> WHAT IS BEING ASKED
With the images removed, repeat the data below exactly.

> DATA LINES
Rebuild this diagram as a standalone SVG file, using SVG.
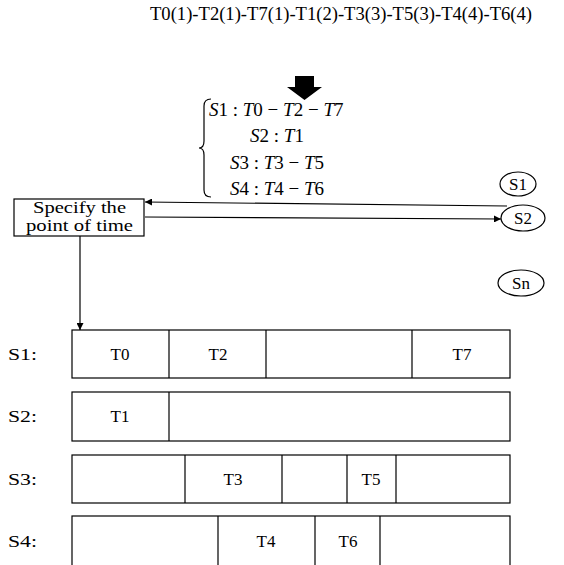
<svg xmlns="http://www.w3.org/2000/svg" width="564" height="565" viewBox="0 0 564 565">
<defs>
<style>
text{font-family:"Liberation Serif","Times New Roman",serif;fill:#000}
.t{font-size:17px}
.b{font-size:16px}
.m{font-size:19px}
.i{font-style:italic}
.box{fill:#fff;stroke:#000;stroke-width:1.2}
.ln{fill:none;stroke:#000;stroke-width:1.2}
</style>
<marker id="ah" viewBox="0 0 10 10" refX="10" refY="5" markerWidth="10" markerHeight="7" markerUnits="userSpaceOnUse" orient="auto">
<path d="M0,0 L10,5 L0,10 z" fill="#000"/>
</marker>
</defs>
<rect width="564" height="565" fill="#fff"/>
<text id="title" x="150" y="20" textLength="382" lengthAdjust="spacingAndGlyphs" style="font-size:18px">T0(1)-T2(1)-T7(1)-T1(2)-T3(3)-T5(3)-T4(4)-T6(4)</text>
<path id="bigarrow" d="M295,76 H314 V87 H322 L304.5,100 L287,87 H295 Z" fill="#000"/>
<g id="equations">
<path class="ln" d="M211,99 Q204,99 204,106 V141 Q204,148 199,148 Q204,148 204,155 V190 Q204,197 211,197"/>
<text class="m" x="209" y="116"><tspan class="i">S</tspan>1 : <tspan class="i">T</tspan>0 − <tspan class="i">T</tspan>2 − <tspan class="i">T</tspan>7</text>
<text class="m" x="277" y="142" text-anchor="middle"><tspan class="i">S</tspan>2 : <tspan class="i">T</tspan>1</text>
<text class="m" x="277" y="169" text-anchor="middle"><tspan class="i">S</tspan>3 : <tspan class="i">T</tspan>3 − <tspan class="i">T</tspan>5</text>
<text class="m" x="277" y="195" text-anchor="middle"><tspan class="i">S</tspan>4 : <tspan class="i">T</tspan>4 − <tspan class="i">T</tspan>6</text>
</g>
<g id="specify">
<rect class="box" x="14" y="199" width="130" height="37"/>
<text class="b" x="33" y="213" textLength="93" lengthAdjust="spacingAndGlyphs">Specify the</text>
<text class="b" x="26" y="231" textLength="107" lengthAdjust="spacingAndGlyphs">point of time</text>
</g>
<g id="nS1"><ellipse class="box" cx="518" cy="184" rx="18" ry="12"/><text class="t" x="518" y="190" text-anchor="middle">S1</text></g>
<g id="nS2"><ellipse class="box" cx="523" cy="218" rx="22" ry="13"/><text class="t" x="523" y="224" text-anchor="middle">S2</text></g>
<g id="nSn"><ellipse class="box" cx="521" cy="283" rx="23" ry="13"/><text class="t" x="521" y="289" text-anchor="middle">Sn</text></g>
<g id="connectors">
<line class="ln" x1="507" y1="206" x2="145" y2="202" marker-end="url(#ah)"/>
<line class="ln" x1="145" y1="217" x2="501" y2="219" marker-end="url(#ah)"/>
<line class="ln" x1="80" y1="236" x2="80" y2="330" marker-end="url(#ah)"/>
</g>
<g id="rowS1">
<text class="t" x="8" y="360" textLength="29" lengthAdjust="spacingAndGlyphs">S1:</text>
<rect class="box" x="72" y="330" width="438" height="48"/>
<path class="ln" d="M169,330V378M266,330V378M412,330V378"/>
<text class="t" x="120" y="360" text-anchor="middle">T0</text>
<text class="t" x="218" y="360" text-anchor="middle">T2</text>
<text class="t" x="462" y="360" text-anchor="middle">T7</text>
</g>
<g id="rowS2">
<text class="t" x="8" y="422" textLength="29" lengthAdjust="spacingAndGlyphs">S2:</text>
<rect class="box" x="72" y="392" width="438" height="49"/>
<path class="ln" d="M169,392V441"/>
<text class="t" x="120" y="422" text-anchor="middle">T1</text>
</g>
<g id="rowS3">
<text class="t" x="8" y="485" textLength="29" lengthAdjust="spacingAndGlyphs">S3:</text>
<rect class="box" x="72" y="455" width="438" height="48"/>
<path class="ln" d="M185,455V503M282,455V503M347,455V503M396,455V503"/>
<text class="t" x="233" y="485" text-anchor="middle">T3</text>
<text class="t" x="371" y="485" text-anchor="middle">T5</text>
</g>
<g id="rowS4">
<text class="t" x="8" y="547" textLength="29" lengthAdjust="spacingAndGlyphs">S4:</text>
<rect class="box" x="72" y="516" width="438" height="52"/>
<path class="ln" d="M218,516V565M315,516V565M380,516V565"/>
<text class="t" x="266" y="547" text-anchor="middle">T4</text>
<text class="t" x="348" y="547" text-anchor="middle">T6</text>
</g>
</svg>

> EXERCISE SOLUTION
Rebuild this diagram as a standalone SVG file, using SVG.
<svg xmlns="http://www.w3.org/2000/svg" width="564" height="565" viewBox="0 0 564 565">
<defs>
<style>
text{font-family:"Liberation Serif","Times New Roman",serif;fill:#000}
.t{font-size:17px}
.b{font-size:16px}
.m{font-size:19px}
.i{font-style:italic}
.box{fill:#fff;stroke:#000;stroke-width:1.2}
.ln{fill:none;stroke:#000;stroke-width:1.2}
</style>
<marker id="ah" viewBox="0 0 10 10" refX="10" refY="5" markerWidth="10" markerHeight="7" markerUnits="userSpaceOnUse" orient="auto">
<path d="M0,0 L10,5 L0,10 z" fill="#000"/>
</marker>
</defs>
<rect width="564" height="565" fill="#fff"/>
<text id="title" x="150" y="20" textLength="382" lengthAdjust="spacingAndGlyphs" style="font-size:18px">T0(1)-T2(1)-T7(1)-T1(2)-T3(3)-T5(3)-T4(4)-T6(4)</text>
<path id="bigarrow" d="M295,76 H314 V87 H322 L304.5,100 L287,87 H295 Z" fill="#000"/>
<g id="equations">
<path class="ln" d="M211,99 Q204,99 204,106 V141 Q204,148 199,148 Q204,148 204,155 V190 Q204,197 211,197"/>
<text class="m" x="209" y="116"><tspan class="i">S</tspan>1 : <tspan class="i">T</tspan>0 − <tspan class="i">T</tspan>2 − <tspan class="i">T</tspan>7</text>
<text class="m" x="277" y="142" text-anchor="middle"><tspan class="i">S</tspan>2 : <tspan class="i">T</tspan>1</text>
<text class="m" x="277" y="169" text-anchor="middle"><tspan class="i">S</tspan>3 : <tspan class="i">T</tspan>3 − <tspan class="i">T</tspan>5</text>
<text class="m" x="277" y="195" text-anchor="middle"><tspan class="i">S</tspan>4 : <tspan class="i">T</tspan>4 − <tspan class="i">T</tspan>6</text>
</g>
<g id="specify">
<rect class="box" x="14" y="199" width="130" height="37"/>
<text class="b" x="33" y="213" textLength="93" lengthAdjust="spacingAndGlyphs">Specify the</text>
<text class="b" x="26" y="231" textLength="107" lengthAdjust="spacingAndGlyphs">point of time</text>
</g>
<g id="nS1"><ellipse class="box" cx="518" cy="184" rx="18" ry="12"/><text class="t" x="518" y="190" text-anchor="middle">S1</text></g>
<g id="nS2"><ellipse class="box" cx="523" cy="218" rx="22" ry="13"/><text class="t" x="523" y="224" text-anchor="middle">S2</text></g>
<g id="nSn"><ellipse class="box" cx="521" cy="283" rx="23" ry="13"/><text class="t" x="521" y="289" text-anchor="middle">Sn</text></g>
<g id="connectors">
<line class="ln" x1="507" y1="206" x2="145" y2="202" marker-end="url(#ah)"/>
<line class="ln" x1="145" y1="217" x2="501" y2="219" marker-end="url(#ah)"/>
<line class="ln" x1="80" y1="236" x2="80" y2="330" marker-end="url(#ah)"/>
</g>
<g id="rowS1">
<text class="t" x="8" y="360" textLength="29" lengthAdjust="spacingAndGlyphs">S1:</text>
<rect class="box" x="72" y="330" width="438" height="48"/>
<path class="ln" d="M169,330V378M266,330V378M412,330V378"/>
<text class="t" x="120" y="360" text-anchor="middle">T0</text>
<text class="t" x="218" y="360" text-anchor="middle">T2</text>
<text class="t" x="462" y="360" text-anchor="middle">T7</text>
</g>
<g id="rowS2">
<text class="t" x="8" y="422" textLength="29" lengthAdjust="spacingAndGlyphs">S2:</text>
<rect class="box" x="72" y="392" width="438" height="49"/>
<path class="ln" d="M169,392V441"/>
<text class="t" x="120" y="422" text-anchor="middle">T1</text>
</g>
<g id="rowS3">
<text class="t" x="8" y="485" textLength="29" lengthAdjust="spacingAndGlyphs">S3:</text>
<rect class="box" x="72" y="455" width="438" height="48"/>
<path class="ln" d="M185,455V503M282,455V503M347,455V503M396,455V503"/>
<text class="t" x="233" y="485" text-anchor="middle">T3</text>
<text class="t" x="371" y="485" text-anchor="middle">T5</text>
</g>
<g id="rowS4">
<text class="t" x="8" y="547" textLength="29" lengthAdjust="spacingAndGlyphs">S4:</text>
<rect class="box" x="72" y="516" width="438" height="52"/>
<path class="ln" d="M218,516V565M315,516V565M380,516V565"/>
<text class="t" x="266" y="547" text-anchor="middle">T4</text>
<text class="t" x="348" y="547" text-anchor="middle">T6</text>
</g>
</svg>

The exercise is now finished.